» TASK GOAL: Leave out the pictures and copy everything else below exactly.

» SOURCE DATA:
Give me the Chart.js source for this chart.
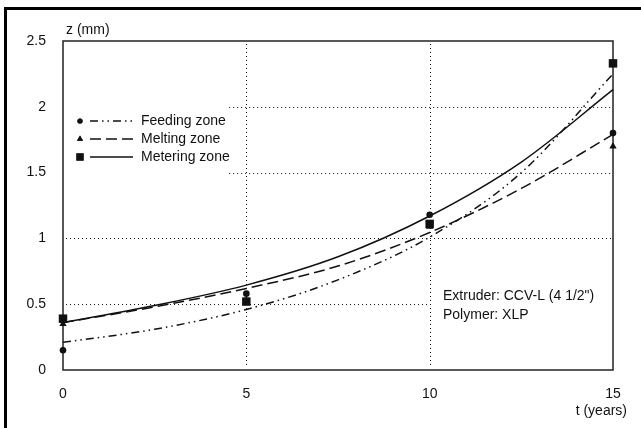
<!DOCTYPE html>
<html lang="en">
<head>
  <meta charset="UTF-8">
  <title>Extruder wear</title>
  <script src="https://cdn.jsdelivr.net/npm/chart.js"></script>
  <style>
    body {
      margin: 0;
      background: #fff;
    }
    .wrap {
      position: relative;
      width: 641px;
      height: 428px;
      overflow: hidden;
    }
    .wrap canvas {
      position: absolute;
      left: 0;
      top: 0;
    }
    .frame {
      position: absolute;
      left: 4px;
      top: 7px;
      width: 700px;
      height: 500px;
      border-left: 3px solid #000;
      border-top: 3px solid #000;
      pointer-events: none;
    }
  </style>
</head>
<body>
  <div class="wrap">
    <canvas id="chart" width="641" height="428"></canvas>
    <div class="frame"></div>
  </div>

  <script>
    // measured points
    const years = [0, 5, 10, 15];
    const feedingMeasured = [0.15, 0.58, 1.18, 1.80];
    const meltingMeasured = [0.35, 0.53, 1.09, 1.70];
    const meteringMeasured = [0.39, 0.52, 1.11, 2.33];

    // fitted curves
    const fitYears = [0, 2.5, 5, 7.5, 10, 12.5, 15];
    const feedingFit = [0.21, 0.31, 0.46, 0.685, 1.01, 1.5, 2.25];
    const meltingFit = [0.36, 0.48, 0.62, 0.79, 1.045, 1.38, 1.79];
    const meteringFit = [0.36, 0.49, 0.645, 0.86, 1.17, 1.58, 2.13];

    const xTicks = [0, 5, 10, 15];
    const yTicks = [0, 0.5, 1, 1.5, 2, 2.5];
    const zoneNames = ['Feeding zone', 'Melting zone', 'Metering zone'];
    const noteLines = ['Extruder: CCV-L (4 1/2")', 'Polymer: XLP'];

    const ink = '#111';
    const font = '14px "Liberation Sans", Arial, sans-serif';
    const dashes = [[8, 4, 1.5, 4, 1.5, 4], [11, 5], []];
    const markers = [
      { style: 'circle', radius: 3.3 },
      { style: 'triangle', radius: 4.2 },
      { style: 'rect', radius: 6 }
    ];

    const toXY = (xs, ys) => xs.map((x, i) => ({ x: x, y: ys[i] }));
    const fits = [feedingFit, meltingFit, meteringFit];
    const measured = [feedingMeasured, meltingMeasured, meteringMeasured];

    const datasets = [];
    fits.forEach((f, i) => {
      datasets.push({
        label: zoneNames[i] + ' fit',
        data: toXY(fitYears, f),
        borderColor: ink,
        borderWidth: 1.5,
        borderDash: dashes[i],
        pointRadius: 0,
        cubicInterpolationMode: 'monotone',
        fill: false,
        clip: false
      });
    });
    measured.forEach((m, i) => {
      datasets.push({
        label: zoneNames[i],
        data: toXY(years, m),
        showLine: false,
        pointStyle: markers[i].style,
        pointRadius: markers[i].radius,
        backgroundColor: ink,
        borderColor: ink,
        borderWidth: 0,
        clip: false
      });
    });

    // dotted grid segments [value, from, to] in data units
    const hGrid = [[0.5, 0, 10], [1, 0, 15], [1.5, 4.45, 15], [2, 4.45, 15]];
    const vGrid = [5, 10];

    const decor = {
      id: 'decor',
      beforeDatasetsDraw(chart) {
        const { ctx, chartArea: a, scales: { x, y } } = chart;
        ctx.save();
        ctx.strokeStyle = ink;
        ctx.lineWidth = 1;
        ctx.setLineDash([1, 3]);
        hGrid.forEach(([v, f, t]) => {
          const py = Math.round(y.getPixelForValue(v)) + 0.5;
          ctx.beginPath();
          ctx.moveTo(x.getPixelForValue(f) + 3, py);
          ctx.lineTo(x.getPixelForValue(t) - 2, py);
          ctx.stroke();
        });
        vGrid.forEach(v => {
          const px = Math.round(x.getPixelForValue(v)) + 0.5;
          ctx.beginPath();
          ctx.moveTo(px, a.top + 3);
          ctx.lineTo(px, a.bottom - 2);
          ctx.stroke();
        });
        ctx.setLineDash([]);
        ctx.lineWidth = 1.5;
        ctx.strokeStyle = '#222';
        ctx.strokeRect(a.left, a.top, a.right - a.left, a.bottom - a.top);
        ctx.restore();
      },
      afterDraw(chart) {
        const { ctx, chartArea: a } = chart;
        ctx.save();
        ctx.font = font;
        ctx.fillStyle = ink;
        ctx.textBaseline = 'middle';
        ctx.textAlign = 'left';
        ctx.fillText('z (mm)', a.left + 3, 30);
        ctx.textAlign = 'right';
        ctx.fillText('t (years)', 627, 411);
        ctx.textAlign = 'left';
        noteLines.forEach((s, i) => ctx.fillText(s, 443, 296 + i * 19));

        // legend
        zoneNames.forEach((name, i) => {
          const ly = 121 + i * 18;
          Chart.helpers.drawPoint(ctx, {
            pointStyle: markers[i].style,
            radius: i === 0 ? 2.6 : markers[i].radius * 0.85,
            borderWidth: 0
          }, 80, ly);
          ctx.fill();
          ctx.beginPath();
          ctx.strokeStyle = ink;
          ctx.lineWidth = 1.5;
          ctx.setLineDash(dashes[i]);
          ctx.moveTo(90, ly);
          ctx.lineTo(133, ly);
          ctx.stroke();
          ctx.setLineDash([]);
          ctx.fillText(name, 141, ly);
        });
        ctx.restore();
      }
    };

    new Chart(document.getElementById('chart'), {
      type: 'line',
      data: { datasets: datasets },
      options: {
        responsive: false,
        animation: false,
        layout: { padding: { left: 0, top: 41, right: 28, bottom: 0 } },
        plugins: {
          legend: { display: false },
          tooltip: { enabled: false }
        },
        scales: {
          x: {
            type: 'linear',
            min: 0,
            max: 15,
            afterFit: s => { s.height = 58; },
            afterBuildTicks: s => { s.ticks = xTicks.map(v => ({ value: v })); },
            grid: { display: false, drawTicks: false },
            border: { display: false },
            ticks: { padding: 16, color: ink, font: { family: '"Liberation Sans", Arial', size: 14 }, maxRotation: 0 }
          },
          y: {
            type: 'linear',
            min: 0,
            max: 2.5,
            afterFit: s => { s.width = 63; },
            afterBuildTicks: s => { s.ticks = yTicks.map(v => ({ value: v })); },
            grid: { display: false, drawTicks: false },
            border: { display: false },
            ticks: { padding: 17, color: ink, font: { family: '"Liberation Sans", Arial', size: 14 }, callback: v => String(v) }
          }
        }
      },
      plugins: [decor]
    });
  </script>
</body>
</html>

» RESULT:
Give me the Chart.js source for this chart.
<!DOCTYPE html>
<html lang="en">
<head>
  <meta charset="UTF-8">
  <title>Extruder wear</title>
  <script src="https://cdn.jsdelivr.net/npm/chart.js"></script>
  <style>
    body {
      margin: 0;
      background: #fff;
    }
    .wrap {
      position: relative;
      width: 641px;
      height: 428px;
      overflow: hidden;
    }
    .wrap canvas {
      position: absolute;
      left: 0;
      top: 0;
    }
    .frame {
      position: absolute;
      left: 4px;
      top: 7px;
      width: 700px;
      height: 500px;
      border-left: 3px solid #000;
      border-top: 3px solid #000;
      pointer-events: none;
    }
  </style>
</head>
<body>
  <div class="wrap">
    <canvas id="chart" width="641" height="428"></canvas>
    <div class="frame"></div>
  </div>

  <script>
    // measured points
    const years = [0, 5, 10, 15];
    const feedingMeasured = [0.15, 0.58, 1.18, 1.80];
    const meltingMeasured = [0.35, 0.53, 1.09, 1.70];
    const meteringMeasured = [0.39, 0.52, 1.11, 2.33];

    // fitted curves
    const fitYears = [0, 2.5, 5, 7.5, 10, 12.5, 15];
    const feedingFit = [0.21, 0.31, 0.46, 0.685, 1.01, 1.5, 2.25];
    const meltingFit = [0.36, 0.48, 0.62, 0.79, 1.045, 1.38, 1.79];
    const meteringFit = [0.36, 0.49, 0.645, 0.86, 1.17, 1.58, 2.13];

    const xTicks = [0, 5, 10, 15];
    const yTicks = [0, 0.5, 1, 1.5, 2, 2.5];
    const zoneNames = ['Feeding zone', 'Melting zone', 'Metering zone'];
    const noteLines = ['Extruder: CCV-L (4 1/2")', 'Polymer: XLP'];

    const ink = '#111';
    const font = '14px "Liberation Sans", Arial, sans-serif';
    const dashes = [[8, 4, 1.5, 4, 1.5, 4], [11, 5], []];
    const markers = [
      { style: 'circle', radius: 3.3 },
      { style: 'triangle', radius: 4.2 },
      { style: 'rect', radius: 6 }
    ];

    const toXY = (xs, ys) => xs.map((x, i) => ({ x: x, y: ys[i] }));
    const fits = [feedingFit, meltingFit, meteringFit];
    const measured = [feedingMeasured, meltingMeasured, meteringMeasured];

    const datasets = [];
    fits.forEach((f, i) => {
      datasets.push({
        label: zoneNames[i] + ' fit',
        data: toXY(fitYears, f),
        borderColor: ink,
        borderWidth: 1.5,
        borderDash: dashes[i],
        pointRadius: 0,
        cubicInterpolationMode: 'monotone',
        fill: false,
        clip: false
      });
    });
    measured.forEach((m, i) => {
      datasets.push({
        label: zoneNames[i],
        data: toXY(years, m),
        showLine: false,
        pointStyle: markers[i].style,
        pointRadius: markers[i].radius,
        backgroundColor: ink,
        borderColor: ink,
        borderWidth: 0,
        clip: false
      });
    });

    // dotted grid segments [value, from, to] in data units
    const hGrid = [[0.5, 0, 10], [1, 0, 15], [1.5, 4.45, 15], [2, 4.45, 15]];
    const vGrid = [5, 10];

    const decor = {
      id: 'decor',
      beforeDatasetsDraw(chart) {
        const { ctx, chartArea: a, scales: { x, y } } = chart;
        ctx.save();
        ctx.strokeStyle = ink;
        ctx.lineWidth = 1;
        ctx.setLineDash([1, 3]);
        hGrid.forEach(([v, f, t]) => {
          const py = Math.round(y.getPixelForValue(v)) + 0.5;
          ctx.beginPath();
          ctx.moveTo(x.getPixelForValue(f) + 3, py);
          ctx.lineTo(x.getPixelForValue(t) - 2, py);
          ctx.stroke();
        });
        vGrid.forEach(v => {
          const px = Math.round(x.getPixelForValue(v)) + 0.5;
          ctx.beginPath();
          ctx.moveTo(px, a.top + 3);
          ctx.lineTo(px, a.bottom - 2);
          ctx.stroke();
        });
        ctx.setLineDash([]);
        ctx.lineWidth = 1.5;
        ctx.strokeStyle = '#222';
        ctx.strokeRect(a.left, a.top, a.right - a.left, a.bottom - a.top);
        ctx.restore();
      },
      afterDraw(chart) {
        const { ctx, chartArea: a } = chart;
        ctx.save();
        ctx.font = font;
        ctx.fillStyle = ink;
        ctx.textBaseline = 'middle';
        ctx.textAlign = 'left';
        ctx.fillText('z (mm)', a.left + 3, 30);
        ctx.textAlign = 'right';
        ctx.fillText('t (years)', 627, 411);
        ctx.textAlign = 'left';
        noteLines.forEach((s, i) => ctx.fillText(s, 443, 296 + i * 19));

        // legend
        zoneNames.forEach((name, i) => {
          const ly = 121 + i * 18;
          Chart.helpers.drawPoint(ctx, {
            pointStyle: markers[i].style,
            radius: i === 0 ? 2.6 : markers[i].radius * 0.85,
            borderWidth: 0
          }, 80, ly);
          ctx.fill();
          ctx.beginPath();
          ctx.strokeStyle = ink;
          ctx.lineWidth = 1.5;
          ctx.setLineDash(dashes[i]);
          ctx.moveTo(90, ly);
          ctx.lineTo(133, ly);
          ctx.stroke();
          ctx.setLineDash([]);
          ctx.fillText(name, 141, ly);
        });
        ctx.restore();
      }
    };

    new Chart(document.getElementById('chart'), {
      type: 'line',
      data: { datasets: datasets },
      options: {
        responsive: false,
        animation: false,
        layout: { padding: { left: 0, top: 41, right: 28, bottom: 0 } },
        plugins: {
          legend: { display: false },
          tooltip: { enabled: false }
        },
        scales: {
          x: {
            type: 'linear',
            min: 0,
            max: 15,
            afterFit: s => { s.height = 58; },
            afterBuildTicks: s => { s.ticks = xTicks.map(v => ({ value: v })); },
            grid: { display: false, drawTicks: false },
            border: { display: false },
            ticks: { padding: 16, color: ink, font: { family: '"Liberation Sans", Arial', size: 14 }, maxRotation: 0 }
          },
          y: {
            type: 'linear',
            min: 0,
            max: 2.5,
            afterFit: s => { s.width = 63; },
            afterBuildTicks: s => { s.ticks = yTicks.map(v => ({ value: v })); },
            grid: { display: false, drawTicks: false },
            border: { display: false },
            ticks: { padding: 17, color: ink, font: { family: '"Liberation Sans", Arial', size: 14 }, callback: v => String(v) }
          }
        }
      },
      plugins: [decor]
    });
  </script>
</body>
</html>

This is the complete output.